Return, without pictures, the lines from the start of the data through the one that contains "pw = W - L - R".
** START **
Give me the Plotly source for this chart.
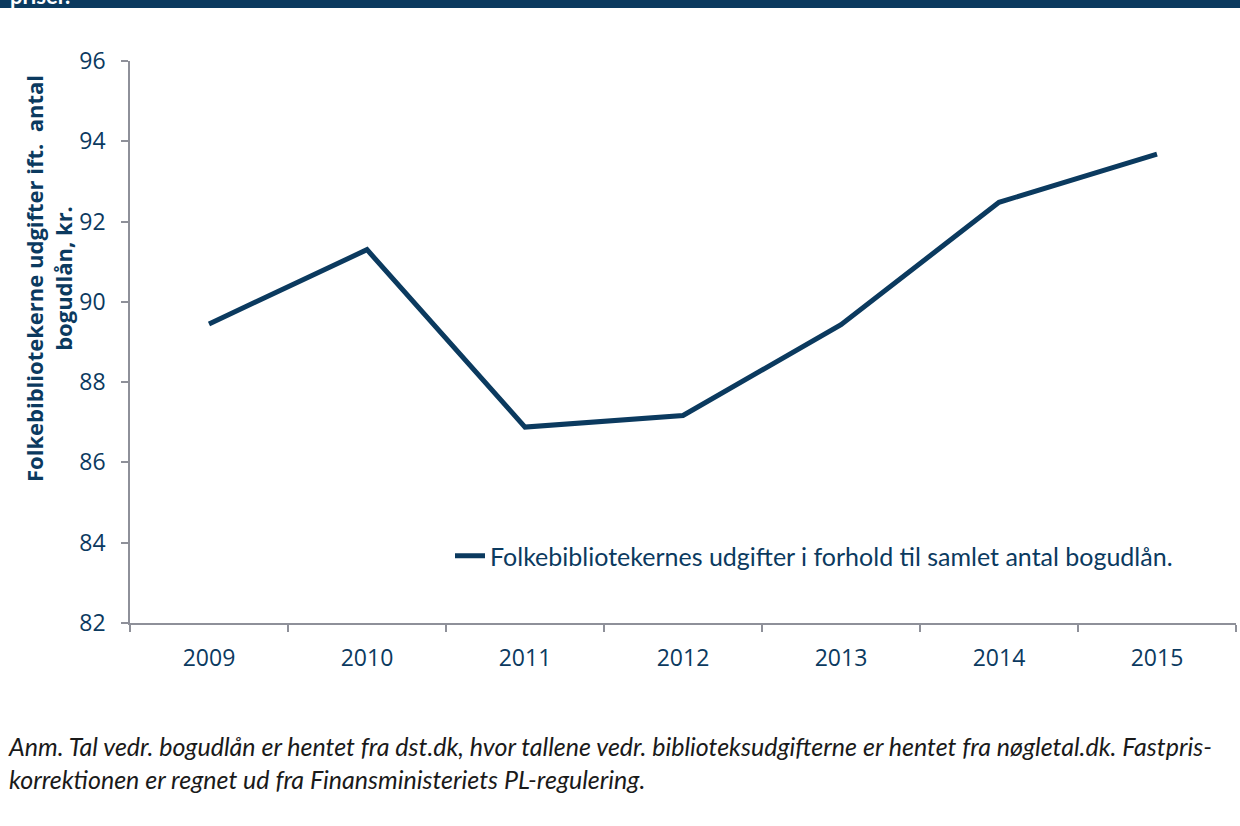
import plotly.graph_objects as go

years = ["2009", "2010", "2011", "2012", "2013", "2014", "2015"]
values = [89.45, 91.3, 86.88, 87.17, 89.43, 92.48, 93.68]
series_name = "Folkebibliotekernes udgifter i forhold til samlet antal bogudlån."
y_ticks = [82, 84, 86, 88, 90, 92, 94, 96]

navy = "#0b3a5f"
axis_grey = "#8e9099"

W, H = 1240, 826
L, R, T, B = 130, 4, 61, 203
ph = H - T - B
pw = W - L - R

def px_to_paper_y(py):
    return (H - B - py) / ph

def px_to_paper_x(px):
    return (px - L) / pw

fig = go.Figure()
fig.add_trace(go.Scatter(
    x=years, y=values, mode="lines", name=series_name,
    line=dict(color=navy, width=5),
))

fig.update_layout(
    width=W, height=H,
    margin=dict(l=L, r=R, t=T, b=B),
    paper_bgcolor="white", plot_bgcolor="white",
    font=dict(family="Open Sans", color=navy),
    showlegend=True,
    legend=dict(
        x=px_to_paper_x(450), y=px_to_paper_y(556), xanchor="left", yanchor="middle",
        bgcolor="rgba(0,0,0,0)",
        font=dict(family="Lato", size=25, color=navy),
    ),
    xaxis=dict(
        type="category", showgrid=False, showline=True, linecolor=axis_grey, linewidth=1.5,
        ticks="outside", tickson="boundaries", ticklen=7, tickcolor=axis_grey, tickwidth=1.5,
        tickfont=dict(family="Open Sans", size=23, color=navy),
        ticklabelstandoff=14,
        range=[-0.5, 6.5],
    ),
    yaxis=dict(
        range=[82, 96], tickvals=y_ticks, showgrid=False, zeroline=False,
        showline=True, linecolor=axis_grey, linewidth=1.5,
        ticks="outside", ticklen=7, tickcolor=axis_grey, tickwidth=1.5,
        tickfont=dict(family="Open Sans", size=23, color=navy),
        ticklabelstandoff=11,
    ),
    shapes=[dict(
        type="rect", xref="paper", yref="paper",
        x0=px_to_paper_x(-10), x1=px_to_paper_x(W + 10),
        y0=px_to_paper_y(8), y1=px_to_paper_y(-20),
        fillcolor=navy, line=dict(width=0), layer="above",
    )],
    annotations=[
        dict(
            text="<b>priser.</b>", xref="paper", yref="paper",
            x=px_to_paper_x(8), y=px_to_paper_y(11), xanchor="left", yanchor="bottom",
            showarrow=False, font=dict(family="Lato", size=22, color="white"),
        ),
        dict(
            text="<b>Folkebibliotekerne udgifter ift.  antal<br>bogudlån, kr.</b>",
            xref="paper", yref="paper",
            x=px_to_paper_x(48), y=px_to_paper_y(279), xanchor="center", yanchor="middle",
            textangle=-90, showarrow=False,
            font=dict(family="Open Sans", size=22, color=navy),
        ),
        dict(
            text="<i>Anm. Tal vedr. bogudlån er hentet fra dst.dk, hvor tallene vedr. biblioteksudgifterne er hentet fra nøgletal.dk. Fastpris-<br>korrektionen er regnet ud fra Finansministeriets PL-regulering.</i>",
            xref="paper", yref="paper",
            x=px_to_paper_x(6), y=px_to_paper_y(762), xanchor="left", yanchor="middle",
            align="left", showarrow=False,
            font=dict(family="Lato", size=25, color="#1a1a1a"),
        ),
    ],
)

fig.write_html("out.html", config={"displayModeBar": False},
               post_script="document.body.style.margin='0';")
** END **
_Right answer_.
Give me the Plotly source for this chart.
import plotly.graph_objects as go

years = ["2009", "2010", "2011", "2012", "2013", "2014", "2015"]
values = [89.45, 91.3, 86.88, 87.17, 89.43, 92.48, 93.68]
series_name = "Folkebibliotekernes udgifter i forhold til samlet antal bogudlån."
y_ticks = [82, 84, 86, 88, 90, 92, 94, 96]

navy = "#0b3a5f"
axis_grey = "#8e9099"

W, H = 1240, 826
L, R, T, B = 130, 4, 61, 203
ph = H - T - B
pw = W - L - R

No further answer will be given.